◆ Stated problem ◆
Output, please, exactly those lines of the listing that come before the line with "Math.PI).endAngle(3.5 * Math.PI);", along with that line itself.
**** Input for this task
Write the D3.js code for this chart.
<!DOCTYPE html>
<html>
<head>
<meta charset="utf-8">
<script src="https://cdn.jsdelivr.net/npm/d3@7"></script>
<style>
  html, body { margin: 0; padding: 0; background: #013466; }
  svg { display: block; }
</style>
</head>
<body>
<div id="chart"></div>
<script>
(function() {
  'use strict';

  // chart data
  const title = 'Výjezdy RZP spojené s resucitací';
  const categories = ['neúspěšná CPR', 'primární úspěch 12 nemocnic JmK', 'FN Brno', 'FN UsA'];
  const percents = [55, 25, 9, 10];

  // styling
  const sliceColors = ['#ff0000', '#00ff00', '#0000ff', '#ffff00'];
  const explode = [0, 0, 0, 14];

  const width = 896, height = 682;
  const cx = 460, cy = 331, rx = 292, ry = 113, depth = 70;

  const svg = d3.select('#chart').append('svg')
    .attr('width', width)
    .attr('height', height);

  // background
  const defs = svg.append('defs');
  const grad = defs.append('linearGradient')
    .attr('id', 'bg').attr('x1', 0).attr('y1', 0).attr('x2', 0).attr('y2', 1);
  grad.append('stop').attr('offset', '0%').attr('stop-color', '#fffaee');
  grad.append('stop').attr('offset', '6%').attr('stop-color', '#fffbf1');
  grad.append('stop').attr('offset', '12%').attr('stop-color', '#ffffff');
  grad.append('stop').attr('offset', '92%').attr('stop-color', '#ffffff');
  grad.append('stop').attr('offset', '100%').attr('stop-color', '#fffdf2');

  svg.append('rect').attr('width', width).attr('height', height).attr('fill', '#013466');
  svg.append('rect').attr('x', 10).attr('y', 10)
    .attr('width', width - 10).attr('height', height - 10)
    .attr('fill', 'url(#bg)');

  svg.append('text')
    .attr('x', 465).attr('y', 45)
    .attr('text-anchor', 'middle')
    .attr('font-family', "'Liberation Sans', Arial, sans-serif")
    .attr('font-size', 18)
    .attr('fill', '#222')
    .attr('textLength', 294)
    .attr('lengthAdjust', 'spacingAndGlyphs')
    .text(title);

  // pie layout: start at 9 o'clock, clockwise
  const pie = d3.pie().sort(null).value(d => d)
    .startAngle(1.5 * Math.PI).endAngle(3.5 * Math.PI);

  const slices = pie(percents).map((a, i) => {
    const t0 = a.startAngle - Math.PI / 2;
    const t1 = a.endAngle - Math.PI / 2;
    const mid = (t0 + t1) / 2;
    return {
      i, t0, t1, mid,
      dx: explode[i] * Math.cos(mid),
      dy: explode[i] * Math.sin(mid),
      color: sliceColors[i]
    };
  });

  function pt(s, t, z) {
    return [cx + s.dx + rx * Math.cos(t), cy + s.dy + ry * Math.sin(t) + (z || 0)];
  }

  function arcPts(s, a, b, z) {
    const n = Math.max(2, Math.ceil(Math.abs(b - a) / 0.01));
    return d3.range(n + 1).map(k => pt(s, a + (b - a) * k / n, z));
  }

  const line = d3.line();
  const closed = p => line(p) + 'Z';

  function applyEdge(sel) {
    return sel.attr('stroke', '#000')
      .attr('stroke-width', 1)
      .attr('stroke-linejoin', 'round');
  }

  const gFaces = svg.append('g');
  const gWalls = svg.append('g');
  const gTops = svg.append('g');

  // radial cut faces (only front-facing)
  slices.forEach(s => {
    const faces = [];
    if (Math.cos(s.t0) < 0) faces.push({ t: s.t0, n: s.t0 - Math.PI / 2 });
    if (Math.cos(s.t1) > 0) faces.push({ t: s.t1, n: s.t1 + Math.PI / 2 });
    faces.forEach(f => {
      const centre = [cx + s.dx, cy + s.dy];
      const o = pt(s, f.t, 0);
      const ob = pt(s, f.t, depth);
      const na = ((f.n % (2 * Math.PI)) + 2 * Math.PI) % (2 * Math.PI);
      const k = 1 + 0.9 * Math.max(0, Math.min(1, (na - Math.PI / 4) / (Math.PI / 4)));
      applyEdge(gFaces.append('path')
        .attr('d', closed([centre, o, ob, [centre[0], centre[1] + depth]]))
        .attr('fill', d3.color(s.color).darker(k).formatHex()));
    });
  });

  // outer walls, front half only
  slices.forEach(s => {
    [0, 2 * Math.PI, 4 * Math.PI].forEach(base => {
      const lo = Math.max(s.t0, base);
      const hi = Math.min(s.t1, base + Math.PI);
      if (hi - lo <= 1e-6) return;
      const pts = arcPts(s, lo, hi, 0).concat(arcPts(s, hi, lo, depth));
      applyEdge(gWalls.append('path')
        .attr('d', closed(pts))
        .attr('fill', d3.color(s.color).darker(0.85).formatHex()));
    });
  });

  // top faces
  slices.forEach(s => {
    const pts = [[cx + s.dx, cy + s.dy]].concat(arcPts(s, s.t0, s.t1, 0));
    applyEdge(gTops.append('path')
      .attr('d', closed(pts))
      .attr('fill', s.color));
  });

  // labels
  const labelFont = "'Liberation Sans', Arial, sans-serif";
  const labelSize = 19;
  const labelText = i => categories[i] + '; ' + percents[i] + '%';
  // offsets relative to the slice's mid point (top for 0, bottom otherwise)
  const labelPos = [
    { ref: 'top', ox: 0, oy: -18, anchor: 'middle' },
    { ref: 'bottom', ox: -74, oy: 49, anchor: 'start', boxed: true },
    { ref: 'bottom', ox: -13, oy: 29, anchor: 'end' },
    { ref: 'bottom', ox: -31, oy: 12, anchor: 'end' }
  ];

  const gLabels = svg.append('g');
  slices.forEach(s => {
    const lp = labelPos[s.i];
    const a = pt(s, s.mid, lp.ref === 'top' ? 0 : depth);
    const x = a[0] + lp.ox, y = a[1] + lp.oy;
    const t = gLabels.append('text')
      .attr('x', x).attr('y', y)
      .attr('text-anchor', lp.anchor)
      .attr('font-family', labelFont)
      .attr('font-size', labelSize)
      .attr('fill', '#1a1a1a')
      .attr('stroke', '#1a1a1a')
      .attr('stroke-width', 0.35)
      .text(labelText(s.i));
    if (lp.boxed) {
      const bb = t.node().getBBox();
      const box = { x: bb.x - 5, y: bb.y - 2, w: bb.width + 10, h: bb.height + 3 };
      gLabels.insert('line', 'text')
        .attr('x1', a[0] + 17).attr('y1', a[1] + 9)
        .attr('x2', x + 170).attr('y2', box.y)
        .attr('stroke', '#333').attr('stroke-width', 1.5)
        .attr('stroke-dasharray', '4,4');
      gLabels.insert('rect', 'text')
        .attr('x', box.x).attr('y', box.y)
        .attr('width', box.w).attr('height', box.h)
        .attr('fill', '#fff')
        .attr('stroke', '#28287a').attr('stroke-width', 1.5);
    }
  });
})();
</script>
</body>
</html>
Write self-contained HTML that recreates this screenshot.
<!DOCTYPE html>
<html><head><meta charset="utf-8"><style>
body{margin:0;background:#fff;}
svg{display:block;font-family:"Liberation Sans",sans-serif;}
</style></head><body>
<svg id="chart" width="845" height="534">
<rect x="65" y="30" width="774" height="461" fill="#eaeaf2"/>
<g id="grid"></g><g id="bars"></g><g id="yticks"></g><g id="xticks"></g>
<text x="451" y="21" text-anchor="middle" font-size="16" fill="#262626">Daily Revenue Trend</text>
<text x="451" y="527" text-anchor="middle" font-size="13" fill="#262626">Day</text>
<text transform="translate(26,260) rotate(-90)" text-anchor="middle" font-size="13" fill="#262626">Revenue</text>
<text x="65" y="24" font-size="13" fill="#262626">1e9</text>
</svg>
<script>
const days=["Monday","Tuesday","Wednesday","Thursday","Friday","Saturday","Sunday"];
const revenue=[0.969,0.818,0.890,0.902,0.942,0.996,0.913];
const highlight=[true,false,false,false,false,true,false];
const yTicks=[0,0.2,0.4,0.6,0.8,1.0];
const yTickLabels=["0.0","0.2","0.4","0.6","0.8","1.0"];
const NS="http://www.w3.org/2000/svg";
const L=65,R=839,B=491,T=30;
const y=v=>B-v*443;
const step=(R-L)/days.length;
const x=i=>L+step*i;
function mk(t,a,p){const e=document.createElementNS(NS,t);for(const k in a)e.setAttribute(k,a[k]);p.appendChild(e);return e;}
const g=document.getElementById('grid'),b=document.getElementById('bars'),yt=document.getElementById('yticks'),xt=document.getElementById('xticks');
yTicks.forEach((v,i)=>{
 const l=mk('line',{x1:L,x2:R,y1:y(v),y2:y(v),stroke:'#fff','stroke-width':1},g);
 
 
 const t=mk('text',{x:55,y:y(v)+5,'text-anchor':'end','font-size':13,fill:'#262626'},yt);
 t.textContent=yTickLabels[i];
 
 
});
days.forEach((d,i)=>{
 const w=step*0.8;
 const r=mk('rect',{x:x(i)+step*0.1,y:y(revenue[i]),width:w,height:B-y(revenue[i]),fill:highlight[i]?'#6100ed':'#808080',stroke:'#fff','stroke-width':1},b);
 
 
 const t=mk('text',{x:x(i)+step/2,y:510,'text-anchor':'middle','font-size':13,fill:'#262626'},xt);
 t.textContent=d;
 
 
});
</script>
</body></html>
********
◆ Response for this exercise ◆
Write the D3.js code for this chart.
<!DOCTYPE html>
<html>
<head>
<meta charset="utf-8">
<script src="https://cdn.jsdelivr.net/npm/d3@7"></script>
<style>
  html, body { margin: 0; padding: 0; background: #013466; }
  svg { display: block; }
</style>
</head>
<body>
<div id="chart"></div>
<script>
(function() {
  'use strict';

  // chart data
  const title = 'Výjezdy RZP spojené s resucitací';
  const categories = ['neúspěšná CPR', 'primární úspěch 12 nemocnic JmK', 'FN Brno', 'FN UsA'];
  const percents = [55, 25, 9, 10];

  // styling
  const sliceColors = ['#ff0000', '#00ff00', '#0000ff', '#ffff00'];
  const explode = [0, 0, 0, 14];

  const width = 896, height = 682;
  const cx = 460, cy = 331, rx = 292, ry = 113, depth = 70;

  const svg = d3.select('#chart').append('svg')
    .attr('width', width)
    .attr('height', height);

  // background
  const defs = svg.append('defs');
  const grad = defs.append('linearGradient')
    .attr('id', 'bg').attr('x1', 0).attr('y1', 0).attr('x2', 0).attr('y2', 1);
  grad.append('stop').attr('offset', '0%').attr('stop-color', '#fffaee');
  grad.append('stop').attr('offset', '6%').attr('stop-color', '#fffbf1');
  grad.append('stop').attr('offset', '12%').attr('stop-color', '#ffffff');
  grad.append('stop').attr('offset', '92%').attr('stop-color', '#ffffff');
  grad.append('stop').attr('offset', '100%').attr('stop-color', '#fffdf2');

  svg.append('rect').attr('width', width).attr('height', height).attr('fill', '#013466');
  svg.append('rect').attr('x', 10).attr('y', 10)
    .attr('width', width - 10).attr('height', height - 10)
    .attr('fill', 'url(#bg)');

  svg.append('text')
    .attr('x', 465).attr('y', 45)
    .attr('text-anchor', 'middle')
    .attr('font-family', "'Liberation Sans', Arial, sans-serif")
    .attr('font-size', 18)
    .attr('fill', '#222')
    .attr('textLength', 294)
    .attr('lengthAdjust', 'spacingAndGlyphs')
    .text(title);

  // pie layout: start at 9 o'clock, clockwise
  const pie = d3.pie().sort(null).value(d => d)
    .startAngle(1.5 * Math.PI).endAngle(3.5 * Math.PI);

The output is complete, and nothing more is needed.